Domain 2: Social and emotional development

A family of three looks at a scenic vista

Early development of social and emotional skills are the building blocks for creating future neighbors, volunteers, workers, taxpayers, voters and responsible citizens.

Human beings are social creatures by nature, so infants easily and naturally attach to those who care for them. During the first five years of life, these relationships provide the framework for the development of social and emotional skills. Successful social and emotional development requires secure, consistent, responsive, as well as physically and emotionally nurturing relationships. From the very beginning of their lives, children are learning about themselves and how to relate to others.  Their identities are shaped during these early relationships, and as they learn to share and take turns and care for each other and the environment.

With guidance and through playful interactions, children develop skills to cooperate, negotiate, lead and follow, be a friend, and express their feelings in a socially and culturally acceptable manner, and to be sensitive to others’ feelings.

It is important to bring children to events in the community so they can learn about social interactions and develop their identities as young members of their communities and cultures. These events may include Fourth of July, the State Fair, Camai Dance Festival in Bethel, Celebration in Juneau, Nulakataq and Kivgiq in Barrow, Alaska Federation of Natives Convention in Anchorage or Fairbanks, Crab Festival in Kodiak, and other social events and gatherings. Participating in their communities helps promote and reflect community values, helps children form positive connections with others, and strengthens their identity.

Emotional Development:

Children look to adults for guidance, cues, and information on how to act, think, and feel.

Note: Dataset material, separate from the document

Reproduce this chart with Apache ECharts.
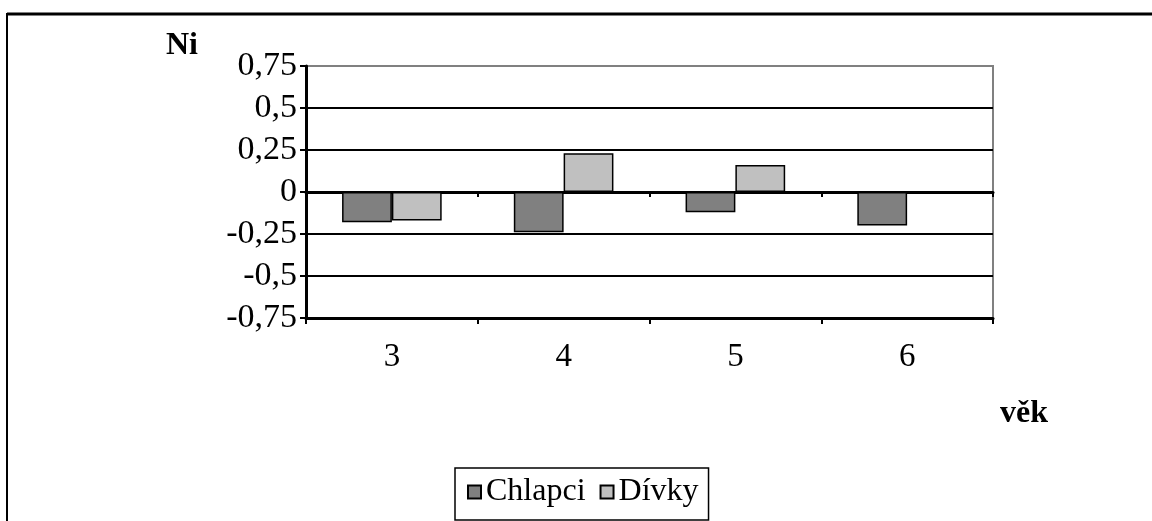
<!DOCTYPE html>
<html>
<head>
<meta charset="utf-8">
<script src="https://cdn.jsdelivr.net/npm/echarts@6/dist/echarts.min.js"></script>
<style>
  html, body { margin: 0; padding: 0; background: #fff; }
  #chart { width: 1152px; height: 521px; }
</style>
</head>
<body>
<div id="chart"></div>
<script>
// Age groups on the category axis
const ages = ['3', '4', '5', '6'];
// Index values per age group
const chlapci = [-0.18, -0.24, -0.12, -0.20];
const divky = [-0.17, 0.23, 0.16, null];
// Value axis range
const yMin = -0.75;
const yMax = 0.75;
const yStep = 0.25;

const FONT = '"Liberation Serif", "Times New Roman", serif';
const fmt = v => String(Math.round(v * 100) / 100).replace('.', ',');

const chart = echarts.init(document.getElementById('chart'), null, { renderer: 'canvas' });

chart.setOption({
  animation: false,
  backgroundColor: '#fff',
  title: [
    { text: 'Ni', left: 161, top: 25,
      textStyle: { fontFamily: FONT, fontWeight: 'bold', fontSize: 32, color: '#000' } },
    { text: 'věk', left: 995, top: 393,
      textStyle: { fontFamily: FONT, fontWeight: 'bold', fontSize: 32, color: '#000' } }
  ],
  grid: {
    left: 306, right: 159, top: 66, bottom: 203,
    show: true, borderColor: '#808080', borderWidth: 2, backgroundColor: 'transparent'
  },
  legend: {
    left: 455, top: 468,
    orient: 'horizontal',
    padding: [8, 10, 12, 12],
    itemGap: 14,
    itemWidth: 13, itemHeight: 13,
    borderColor: '#000', borderWidth: 1.5,
    icon: 'rect',
    textStyle: { fontFamily: FONT, fontSize: 32, color: '#000' },
    data: ['Chlapci', 'Dívky']
  },
  xAxis: [
    {
      type: 'category', data: ages, position: 'bottom',
      axisLine: { onZero: true, lineStyle: { color: '#000', width: 3 } },
      axisTick: { show: true, inside: false, length: 5, lineStyle: { color: '#000', width: 2 } },
      axisLabel: { show: false },
      splitLine: { show: false }
    },
    {
      type: 'category', data: ages, position: 'bottom',
      axisLine: { onZero: false, lineStyle: { color: '#000', width: 3 } },
      axisTick: { show: true, inside: false, length: 6, lineStyle: { color: '#000', width: 2 } },
      axisLabel: { margin: 23, fontFamily: FONT, fontSize: 33, color: '#000' },
      splitLine: { show: false }
    }
  ],
  yAxis: {
    type: 'value', min: yMin, max: yMax, interval: yStep,
    axisLine: { show: true, lineStyle: { color: '#000', width: 3 } },
    axisTick: { show: true, inside: false, length: 6, lineStyle: { color: '#000', width: 2 } },
    axisLabel: { formatter: fmt, margin: 9, fontFamily: FONT, fontSize: 34, color: '#000' },
    splitLine: {
      show: true,
      lineStyle: { color: ['#000', '#000', '#000', '#000', '#000', '#000', '#808080'], width: 2 }
    }
  },
  series: [
    {
      name: 'Chlapci', type: 'bar', data: chlapci, xAxisIndex: 0,
      barGap: '0%', barCategoryGap: '42%',
      itemStyle: { color: '#808080', borderColor: '#000', borderWidth: 1.5 }
    },
    {
      name: 'Dívky', type: 'bar', data: divky, xAxisIndex: 0,
      barGap: '0%', barCategoryGap: '42%',
      itemStyle: { color: '#c0c0c0', borderColor: '#000', borderWidth: 1.5 }
    }
  ],
  graphic: [
    { type: 'line', shape: { x1: 7, y1: 14, x2: 1152, y2: 14 },
      style: { stroke: '#000', lineWidth: 3 }, silent: true },
    { type: 'line', shape: { x1: 7, y1: 13, x2: 7, y2: 521 },
      style: { stroke: '#000', lineWidth: 2 }, silent: true }
  ]
});
</script>
</body>
</html>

As adults, many of us are still working on managing our emotions, communication skills, and empathy. Spending time with young children gives us lots of opportunities to practice. The stresses of life can make it harder to remain calm and attentive when children need support on learning how to recognize and express their own feelings and to understand and respond to the emotions of others.

In healthy families, adults put the child’s needs first, and change their lives to care for and protect that child.  In families who are coping with overwhelming stress, parents may have a difficult time making their child’s needs a priority.

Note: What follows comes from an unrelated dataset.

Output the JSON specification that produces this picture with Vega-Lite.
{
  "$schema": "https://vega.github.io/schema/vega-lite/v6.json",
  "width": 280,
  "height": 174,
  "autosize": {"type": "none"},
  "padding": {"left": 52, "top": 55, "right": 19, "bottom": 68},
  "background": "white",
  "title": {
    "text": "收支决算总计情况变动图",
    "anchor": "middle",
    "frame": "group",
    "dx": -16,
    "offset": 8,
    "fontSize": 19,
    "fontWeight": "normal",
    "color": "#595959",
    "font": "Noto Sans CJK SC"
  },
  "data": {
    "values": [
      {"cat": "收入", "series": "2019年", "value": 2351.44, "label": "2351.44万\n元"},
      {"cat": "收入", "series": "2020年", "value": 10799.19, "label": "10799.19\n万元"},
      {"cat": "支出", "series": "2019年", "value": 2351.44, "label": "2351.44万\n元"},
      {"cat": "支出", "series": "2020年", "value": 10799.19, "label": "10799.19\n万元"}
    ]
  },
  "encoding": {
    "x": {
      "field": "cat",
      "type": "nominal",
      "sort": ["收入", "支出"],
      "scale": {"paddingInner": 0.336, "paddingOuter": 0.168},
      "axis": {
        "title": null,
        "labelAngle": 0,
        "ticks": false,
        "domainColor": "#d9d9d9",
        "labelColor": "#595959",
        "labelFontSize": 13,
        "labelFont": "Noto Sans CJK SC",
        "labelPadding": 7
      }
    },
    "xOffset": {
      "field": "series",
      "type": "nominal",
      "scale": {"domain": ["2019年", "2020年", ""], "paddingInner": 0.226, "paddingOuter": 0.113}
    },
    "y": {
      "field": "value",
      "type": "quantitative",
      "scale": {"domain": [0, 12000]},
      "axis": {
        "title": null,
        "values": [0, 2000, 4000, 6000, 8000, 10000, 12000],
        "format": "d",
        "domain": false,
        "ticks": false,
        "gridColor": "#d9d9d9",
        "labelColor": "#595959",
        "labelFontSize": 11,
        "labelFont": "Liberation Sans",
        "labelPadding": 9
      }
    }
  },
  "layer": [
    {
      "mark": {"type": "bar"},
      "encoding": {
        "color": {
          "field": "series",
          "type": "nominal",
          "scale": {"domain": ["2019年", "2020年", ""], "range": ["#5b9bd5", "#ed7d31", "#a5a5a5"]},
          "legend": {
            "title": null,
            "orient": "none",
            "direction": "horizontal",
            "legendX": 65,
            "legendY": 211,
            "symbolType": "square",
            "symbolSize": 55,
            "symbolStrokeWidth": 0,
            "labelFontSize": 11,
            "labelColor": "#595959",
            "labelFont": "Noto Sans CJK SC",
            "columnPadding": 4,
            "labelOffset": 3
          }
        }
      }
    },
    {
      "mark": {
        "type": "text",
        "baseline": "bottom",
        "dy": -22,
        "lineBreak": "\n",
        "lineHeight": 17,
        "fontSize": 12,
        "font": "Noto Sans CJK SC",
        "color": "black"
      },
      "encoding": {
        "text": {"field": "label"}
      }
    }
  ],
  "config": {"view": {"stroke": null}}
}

Practicing stress management skills with children is a powerful way to teach life-long skills.  Taking care of yourself by taking a walk or connecting with friends, meditation, mindfulness, and focusing on breathing are good self-care and excellent ways to show children how to care for themselves.

Forming warm, responsive bonds and intimacy with others helps protect children emotionally from negative effects associated with poverty, violence in the home or the community, parental depression, and other stressors that endanger mental health and social adjustment.